Of the lines in the entries, how many hold the word "this"? Give that number alone.

# Given information start

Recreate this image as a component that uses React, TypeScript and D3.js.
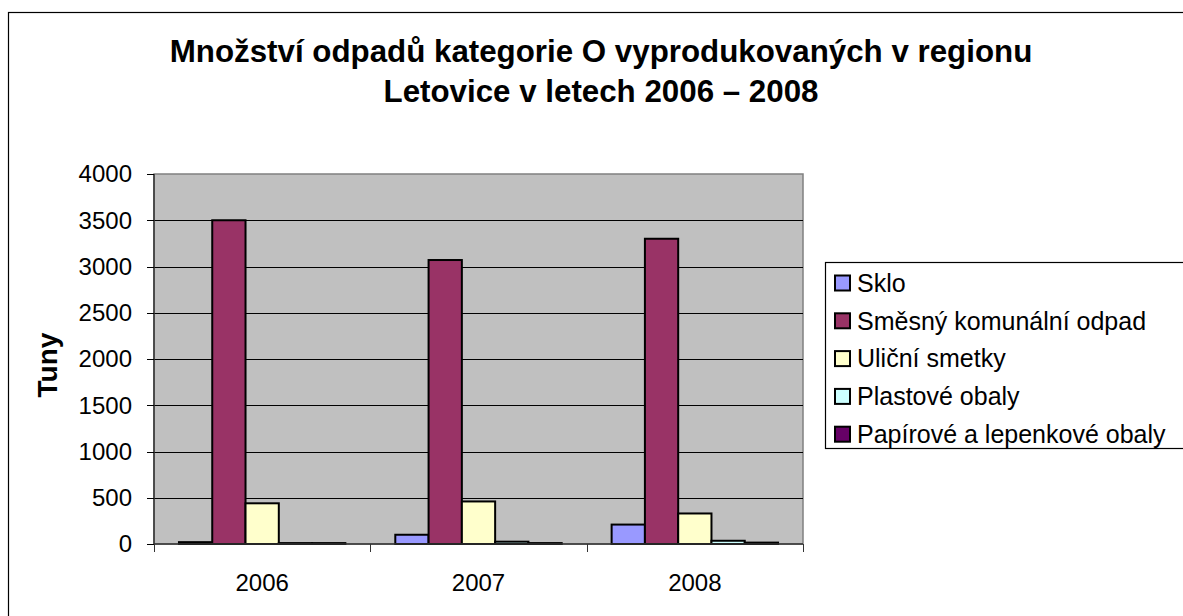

# Given information end
# Given information start

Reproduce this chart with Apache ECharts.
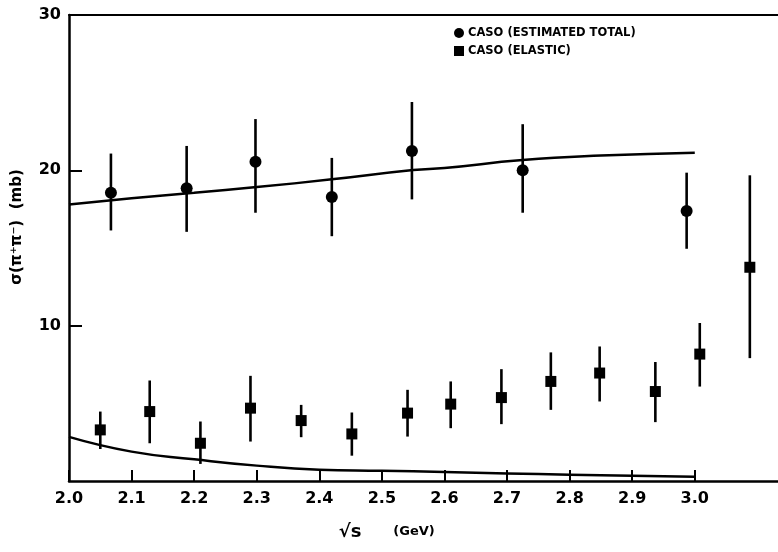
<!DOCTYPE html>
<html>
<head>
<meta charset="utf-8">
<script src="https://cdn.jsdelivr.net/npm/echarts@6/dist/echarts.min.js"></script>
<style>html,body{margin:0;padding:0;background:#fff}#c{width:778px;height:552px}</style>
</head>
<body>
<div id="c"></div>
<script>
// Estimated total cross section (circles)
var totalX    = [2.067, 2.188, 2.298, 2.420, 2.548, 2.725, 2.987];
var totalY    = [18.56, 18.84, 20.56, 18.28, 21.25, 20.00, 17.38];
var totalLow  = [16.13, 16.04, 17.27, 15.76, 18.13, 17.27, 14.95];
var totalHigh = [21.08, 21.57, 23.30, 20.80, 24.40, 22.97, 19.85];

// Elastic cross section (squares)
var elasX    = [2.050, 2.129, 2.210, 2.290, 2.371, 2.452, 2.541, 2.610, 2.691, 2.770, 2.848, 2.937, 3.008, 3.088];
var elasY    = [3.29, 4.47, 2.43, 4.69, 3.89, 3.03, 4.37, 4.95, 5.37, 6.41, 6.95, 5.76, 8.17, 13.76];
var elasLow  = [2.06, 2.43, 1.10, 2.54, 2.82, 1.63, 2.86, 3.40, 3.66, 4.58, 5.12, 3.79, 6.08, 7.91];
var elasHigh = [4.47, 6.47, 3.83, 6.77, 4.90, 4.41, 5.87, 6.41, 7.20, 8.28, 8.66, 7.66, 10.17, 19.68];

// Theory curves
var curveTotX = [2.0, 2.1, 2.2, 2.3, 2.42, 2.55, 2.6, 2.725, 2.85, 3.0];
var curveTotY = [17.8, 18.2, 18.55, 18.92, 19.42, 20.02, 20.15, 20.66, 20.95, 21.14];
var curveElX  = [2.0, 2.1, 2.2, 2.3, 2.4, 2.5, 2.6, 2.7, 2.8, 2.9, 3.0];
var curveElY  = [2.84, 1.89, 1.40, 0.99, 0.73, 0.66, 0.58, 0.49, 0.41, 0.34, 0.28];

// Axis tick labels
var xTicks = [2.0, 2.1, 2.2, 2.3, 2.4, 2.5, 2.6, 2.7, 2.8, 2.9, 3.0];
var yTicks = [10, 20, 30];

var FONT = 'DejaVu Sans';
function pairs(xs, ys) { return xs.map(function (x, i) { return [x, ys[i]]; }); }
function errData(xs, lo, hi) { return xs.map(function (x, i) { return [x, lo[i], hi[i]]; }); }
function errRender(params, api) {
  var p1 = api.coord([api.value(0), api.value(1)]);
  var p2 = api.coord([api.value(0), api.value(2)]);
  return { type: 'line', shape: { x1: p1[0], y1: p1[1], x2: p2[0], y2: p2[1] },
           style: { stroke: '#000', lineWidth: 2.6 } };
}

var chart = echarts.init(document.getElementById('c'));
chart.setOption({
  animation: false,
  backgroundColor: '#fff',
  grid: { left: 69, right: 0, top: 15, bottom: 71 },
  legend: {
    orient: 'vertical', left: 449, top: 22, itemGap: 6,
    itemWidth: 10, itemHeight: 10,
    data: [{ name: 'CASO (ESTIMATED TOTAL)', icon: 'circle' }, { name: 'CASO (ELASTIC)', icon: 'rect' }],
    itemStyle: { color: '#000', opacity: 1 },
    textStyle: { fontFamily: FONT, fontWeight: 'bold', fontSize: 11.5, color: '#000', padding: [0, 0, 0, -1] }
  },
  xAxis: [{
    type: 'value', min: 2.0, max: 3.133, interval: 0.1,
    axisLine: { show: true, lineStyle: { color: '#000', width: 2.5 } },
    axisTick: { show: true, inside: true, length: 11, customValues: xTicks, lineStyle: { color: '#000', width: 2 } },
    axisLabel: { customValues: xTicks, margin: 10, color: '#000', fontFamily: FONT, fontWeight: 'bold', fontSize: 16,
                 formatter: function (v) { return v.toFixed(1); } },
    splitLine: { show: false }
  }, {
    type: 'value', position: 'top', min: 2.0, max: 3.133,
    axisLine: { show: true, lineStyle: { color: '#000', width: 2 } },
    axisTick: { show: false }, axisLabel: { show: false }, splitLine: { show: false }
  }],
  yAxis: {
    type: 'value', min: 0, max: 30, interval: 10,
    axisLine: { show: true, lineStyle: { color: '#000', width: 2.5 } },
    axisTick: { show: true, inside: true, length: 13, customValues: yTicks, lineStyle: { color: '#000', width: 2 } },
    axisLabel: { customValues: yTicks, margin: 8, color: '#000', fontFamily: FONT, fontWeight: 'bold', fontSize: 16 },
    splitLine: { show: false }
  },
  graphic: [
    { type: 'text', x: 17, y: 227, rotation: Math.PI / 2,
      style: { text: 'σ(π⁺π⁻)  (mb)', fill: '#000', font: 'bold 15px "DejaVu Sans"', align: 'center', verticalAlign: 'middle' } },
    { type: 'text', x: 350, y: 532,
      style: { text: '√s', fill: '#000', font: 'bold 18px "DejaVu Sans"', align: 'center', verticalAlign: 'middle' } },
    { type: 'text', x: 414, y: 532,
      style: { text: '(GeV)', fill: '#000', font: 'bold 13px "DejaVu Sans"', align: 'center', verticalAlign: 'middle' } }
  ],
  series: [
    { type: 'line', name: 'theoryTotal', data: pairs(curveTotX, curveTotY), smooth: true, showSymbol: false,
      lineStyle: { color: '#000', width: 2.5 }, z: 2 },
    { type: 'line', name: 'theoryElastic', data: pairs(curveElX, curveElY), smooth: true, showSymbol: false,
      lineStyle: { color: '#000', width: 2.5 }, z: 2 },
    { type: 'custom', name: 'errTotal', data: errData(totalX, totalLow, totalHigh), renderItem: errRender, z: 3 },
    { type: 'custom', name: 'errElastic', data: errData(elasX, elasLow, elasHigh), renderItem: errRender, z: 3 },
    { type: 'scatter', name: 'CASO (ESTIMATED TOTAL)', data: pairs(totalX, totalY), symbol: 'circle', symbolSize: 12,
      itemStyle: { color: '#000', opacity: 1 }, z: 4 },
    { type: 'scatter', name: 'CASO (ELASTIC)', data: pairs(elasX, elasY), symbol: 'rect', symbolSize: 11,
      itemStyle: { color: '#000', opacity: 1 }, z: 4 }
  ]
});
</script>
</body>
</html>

# Given information end

* Answer to the task *
2